Your copy should hold exactly the lines from the one containing "Clone this chart in matplotlib." to the one containing "shares = [15, 2, 83]", inclusive, with no pictures.

» Source data
* * *

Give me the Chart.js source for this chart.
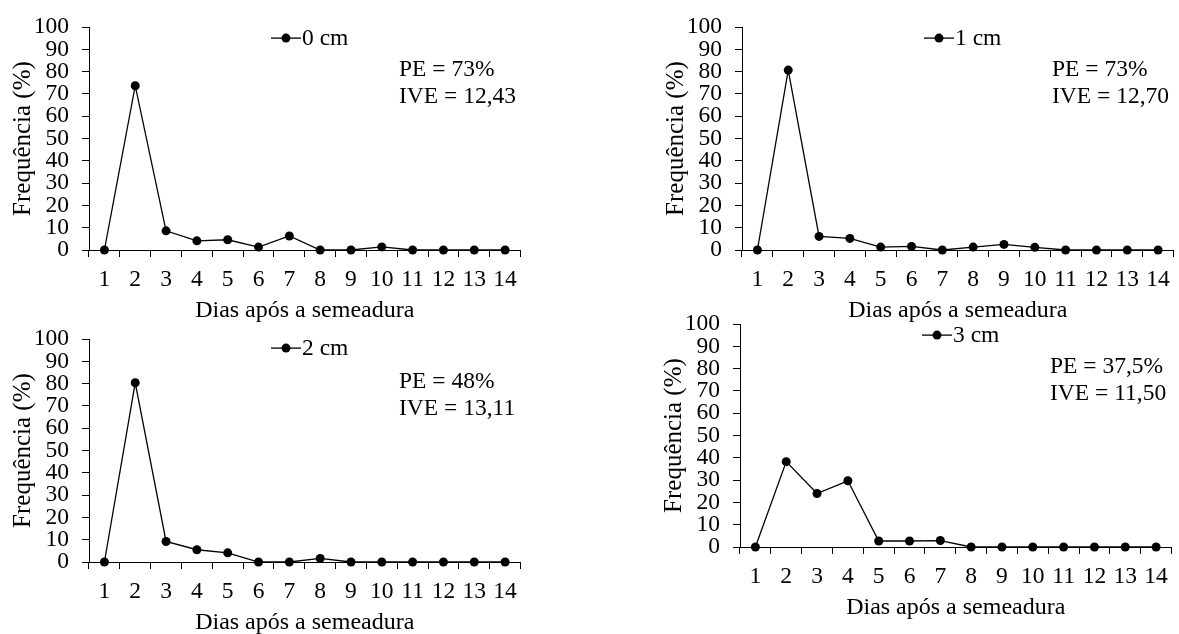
<!DOCTYPE html>
<html><head><meta charset="utf-8">
<script src="https://cdn.jsdelivr.net/npm/chart.js@4"></script>
<style>
html,body{margin:0;padding:0;background:#fff;overflow:hidden;width:1179px;height:634px;}
canvas{position:absolute;}
</style></head><body>
<canvas id="c0" width="526" height="330" style="left:0px;top:0px"></canvas>
<canvas id="c1" width="526" height="330" style="left:653px;top:0px"></canvas>
<canvas id="c2" width="526" height="330" style="left:0px;top:312px"></canvas>
<canvas id="c3" width="526" height="330" style="left:651px;top:297px"></canvas>
<script>
// ---- data ----
const days = ['1','2','3','4','5','6','7','8','9','10','11','12','13','14'];
const seriesNames = ['0 cm','1 cm','2 cm','3 cm'];
const freq0cm = [0, 73.7, 8.6, 4.1, 4.6, 1.3, 6.3, 0, 0, 1.4, 0, 0, 0, 0];
const freq1cm = [0, 80.7, 6.1, 5.2, 1.3, 1.6, 0, 1.3, 2.5, 1.2, 0, 0, 0, 0];
const freq2cm = [0, 80.4, 9.2, 5.5, 4.1, 0, 0, 1.6, 0, 0, 0, 0, 0, 0];
const freq3cm = [0, 38.3, 24.0, 29.7, 2.7, 2.7, 2.9, 0, 0, 0, 0, 0, 0, 0];
const peLabels = ['PE = 73%', 'PE = 73%', 'PE = 48%', 'PE = 37,5%'];
const iveLabels = ['IVE = 12,43', 'IVE = 12,70', 'IVE = 13,11', 'IVE = 11,50'];
const yMin = 0, yMax = 100, yStep = 10;
const xTitle = 'Dias após a semeadura';
const yTitle = 'Frequência (%)';

const allSeries = [freq0cm, freq1cm, freq2cm, freq3cm];
const legendDy = [11, 11, 9, 11];

const FONT = '"Liberation Serif", "Times New Roman", serif';
Chart.defaults.color = '#000';
Chart.defaults.font.family = FONT;
Chart.defaults.font.size = 23.5;

const annot = {
  id: 'annot',
  afterDraw(chart, args, opts) {
    const {ctx, chartArea: a} = chart;
    ctx.save();
    ctx.font = '23.5px ' + FONT;
    ctx.fillStyle = '#000'; ctx.strokeStyle = '#000';
    const lx = a.left + 197, ly = a.top + opts.dy;
    ctx.lineWidth = 1.3;
    ctx.beginPath(); ctx.moveTo(lx - 15, ly); ctx.lineTo(lx + 15, ly); ctx.stroke();
    ctx.beginPath(); ctx.arc(lx, ly, 4.5, 0, 2 * Math.PI); ctx.fill();
    ctx.textBaseline = 'middle'; ctx.textAlign = 'left';
    ctx.fillText(opts.name, lx + 16, ly + 1);
    ctx.fillText(opts.pe, a.left + 310, a.top + 43);
    ctx.fillText(opts.ive, a.left + 310, a.top + 70);
    ctx.restore();
  }
};

allSeries.forEach((vals, i) => {
  new Chart(document.getElementById('c' + i), {
    type: 'line',
    data: {
      labels: days,
      datasets: [{
        label: seriesNames[i],
        data: vals,
        borderColor: '#000',
        backgroundColor: '#000',
        borderWidth: 1.3,
        pointRadius: 4.5,
        pointBorderWidth: 0,
        pointBackgroundColor: '#000',
        tension: 0,
        clip: false
      }]
    },
    options: {
      responsive: false,
      animation: false,
      events: [],
      layout: { padding: { left: 0, top: 22, right: 2, bottom: 0 } },
      plugins: {
        legend: { display: false },
        tooltip: { enabled: false },
        annot: { name: seriesNames[i], pe: peLabels[i], ive: iveLabels[i], dy: legendDy[i] }
      },
      scales: {
        x: {
          offset: true,
          grid: { offset: true, drawOnChartArea: false, drawTicks: true, tickLength: 7, color: '#000', lineWidth: 1 },
          border: { color: '#000', width: 1 },
          ticks: { autoSkip: false, maxRotation: 0, padding: 9, font: { size: 23.5 } },
          title: { display: true, text: xTitle, font: { size: 24 }, padding: { top: 0, bottom: 5 } },
          afterFit: s => { s.height = 80; }
        },
        y: {
          min: yMin, max: yMax,
          grid: { drawOnChartArea: false, drawTicks: true, tickLength: 7, color: '#000', lineWidth: 1 },
          border: { color: '#000', width: 1 },
          ticks: { stepSize: yStep, autoSkip: false, padding: 13, font: { size: 23.5 } },
          title: { display: true, text: yTitle, font: { size: 25 }, padding: { top: 8, bottom: 0 } },
          afterFit: s => { s.width = 89; }
        }
      }
    },
    plugins: [annot]
  });
});
</script>
</body></html>
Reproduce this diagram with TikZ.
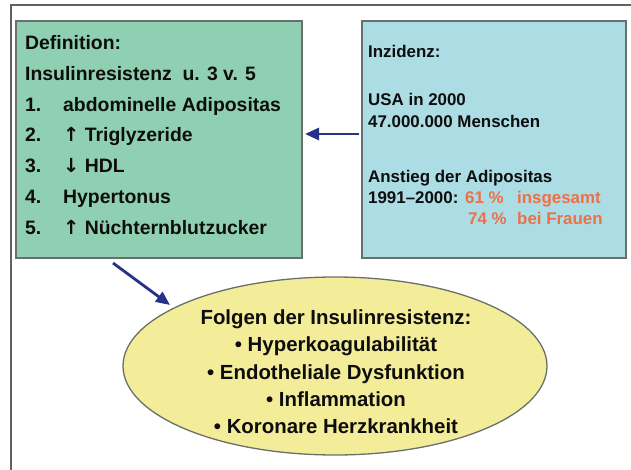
\documentclass[tikz,border=0pt]{standalone}
\usepackage{fontspec}
\setmainfont{Liberation Sans}
\newfontfamily\arrowfont{DejaVu Sans}
\newcommand{\arrup}{{\arrowfont\bfseries ↑}}
\newcommand{\arrdn}{{\arrowfont\bfseries ↓}}
\usetikzlibrary{arrows.meta,shapes.geometric}
\definecolor{boxgreen}{RGB}{143,208,178}
\definecolor{boxblue}{RGB}{172,221,229}
\definecolor{ovalyellow}{RGB}{243,236,152}
\definecolor{rimgray}{RGB}{105,112,108}
\definecolor{arrowblue}{RGB}{38,50,135}
\definecolor{accent}{RGB}{236,112,72}
\tikzset{
  infobox/.style={draw=rimgray, line width=1.3pt, inner sep=0pt, outer sep=0pt, anchor=north west},
  deftext/.style={anchor=base west, inner sep=0pt, text=black!95, font=\bfseries\fontsize{19.4}{22}\selectfont},
  inctext/.style={anchor=base west, inner sep=0pt, text=black!95, font=\bfseries\fontsize{16.9}{20}\selectfont},
  flow/.style={draw=arrowblue, line width=2.8pt, -{Triangle[length=14pt,width=12pt]}},
}

\begin{document}
\begin{tikzpicture}[x=1pt,y=-1pt]
		%%%%% START %%%%%
		\useasboundingbox (0,0) rectangle (631,470);
		\draw[line width=2pt, color=black!62] (11,470) -- (11,5) -- (631,5);
		
		\node[infobox, fill=boxgreen, minimum width=286, minimum height=237] (defbox) at (16,21) {};
		\node[infobox, fill=boxblue, minimum width=264, minimum height=237] (incbox) at (362,21) {};
		\node[ellipse, draw=rimgray, line width=1.3pt, fill=ovalyellow, minimum width=424, minimum height=178, inner sep=0pt] (folgen) at (335,366) {};
		
		% definition box
		\node[deftext] (def) at (25,50) {Definition:};
		\node[deftext] (ir) at (25,80.5) {Insulinresistenz\ \ u. 3 v. 5};
		\foreach \n/\txt [count=\i] in {1/abdominelle Adipositas, 2/\arrup\ Triglyzeride, 3/\arrdn\ HDL, 4/Hypertonus, 5/\arrup\ Nüchternblutzucker}{
			\node[deftext] (num\n) at (25,80.5+30.7*\i) {\n.};
			\node[deftext] (item\n) at (63,80.5+30.7*\i) {\txt};
		}
		
		% incidence box
		\node[inctext] (inz) at (368,58) {Inzidenz:};
		\node[inctext] (usa) at (368,106) {USA in 2000};
		\node[inctext] (menschen) at (368,128) {47.000.000 Menschen};
		\node[inctext] (anstieg) at (368,183) {Anstieg der Adipositas};
		\node[inctext] (jahre) at (368,204) {1991–2000:};
		\node[inctext, text=accent] (p61) at (465,204) {61 \%};
		\node[inctext, text=accent] (gesamt) at (517,204) {insgesamt};
		\node[inctext, text=accent] (p74) at (468,225) {74 \%};
		\node[inctext, text=accent] (frauen) at (517,225) {bei Frauen};
		
		% consequences
		\node[align=center, inner sep=0pt, text=black!95, font=\bfseries\fontsize{20.4}{27.3}\selectfont] (folgentext) at (336,372) {Folgen der Insulinresistenz:\\• Hyperkoagulabilität\\• Endotheliale Dysfunktion\\• Inflammation\\• Koronare Herzkrankheit};
		
		% arrows
		\draw[flow, shorten <=3pt, shorten >=3pt] ([yshift=5.5pt]incbox.west) -- ([yshift=5.5pt]defbox.east);
		\coordinate (tail) at (113,263);
		\coordinate (head) at (170,305);
		\draw[flow] (tail) -- (head);
		%%%%% END %%%%%
	\end{tikzpicture}
\end{document}
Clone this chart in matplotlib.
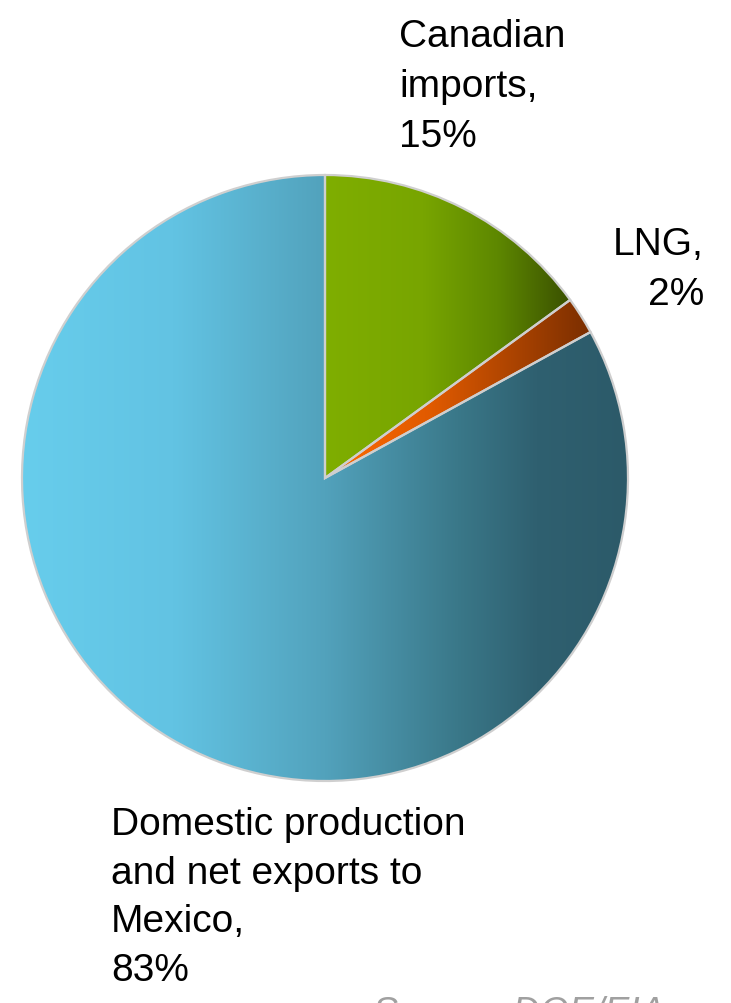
import matplotlib.pyplot as plt
import numpy as np
from matplotlib.colors import LinearSegmentedColormap

labels = ["Canadian\nimports,\n15%", "LNG,\n2%", "Domestic production\nand net exports to\nMexico,\n83%"]
shares = [15, 2, 83]

# horizontal gradient stops per slice (left -> right)
gradients = [
  [(0.0, "#7FAE00"), (0.4, "#78A500"), (0.7, "#5E8800"), (1.0, "#3A5000")],
  [(0.0, "#FF6A00"), (0.4, "#E05A00"), (1.0, "#7A2E00")],
  [(0.0, "#67CDEC"), (0.25, "#62C3E3"), (0.5, "#52A2BC"), (0.72, "#3A7889"), (0.85, "#2F6070"), (1.0, "#2C5A69")],
]

W, H = 731, 1004
plt.rcParams['font.family'] = ['Liberation Sans', 'DejaVu Sans']

fig = plt.figure(figsize=(W / 100, H / 100), dpi=100)
ax = fig.add_axes([0, 0, 1, 1])

wedges, _ = ax.pie(shares, center=(325, H - 479), radius=303, startangle=90,
                   counterclock=False, frame=True,
                   wedgeprops=dict(edgecolor="#CFCFCF", linewidth=1.6))

for w, stops in zip(wedges, gradients):
  cmap = LinearSegmentedColormap.from_list("g", stops)
  ext = w.get_path().get_extents()
  grad = np.linspace(0, 1, 256).reshape(1, -1)
  im = ax.imshow(grad, cmap=cmap, aspect="auto", interpolation="bilinear",
                 extent=[ext.x0, ext.x1, ext.y0, ext.y1], zorder=1)
  im.set_clip_path(w)
  w.set_facecolor("none")
  w.set_zorder(2)

ax.set_xlim(0, W)
ax.set_ylim(0, H)
ax.axis("off")

fs = 28
ls = 1.5
ax.text(399, H - 19, labels[0], fontsize=fs, ha="left", va="top", linespacing=ls)
ax.text(704, H - 227, labels[1], fontsize=fs, ha="right", va="top", multialignment="right", linespacing=ls)
ax.text(111, H - 807, labels[2], fontsize=fs, ha="left", va="top", linespacing=1.45)
ax.text(373, H - 996, "Source: DOE/EIA", fontsize=27, color="#A0A0A0", style="italic",
        ha="left", va="top")

fig.savefig("out.png", dpi=100)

* * *

» Right answer
Clone this chart in matplotlib.
import matplotlib.pyplot as plt
import numpy as np
from matplotlib.colors import LinearSegmentedColormap

labels = ["Canadian\nimports,\n15%", "LNG,\n2%", "Domestic production\nand net exports to\nMexico,\n83%"]
shares = [15, 2, 83]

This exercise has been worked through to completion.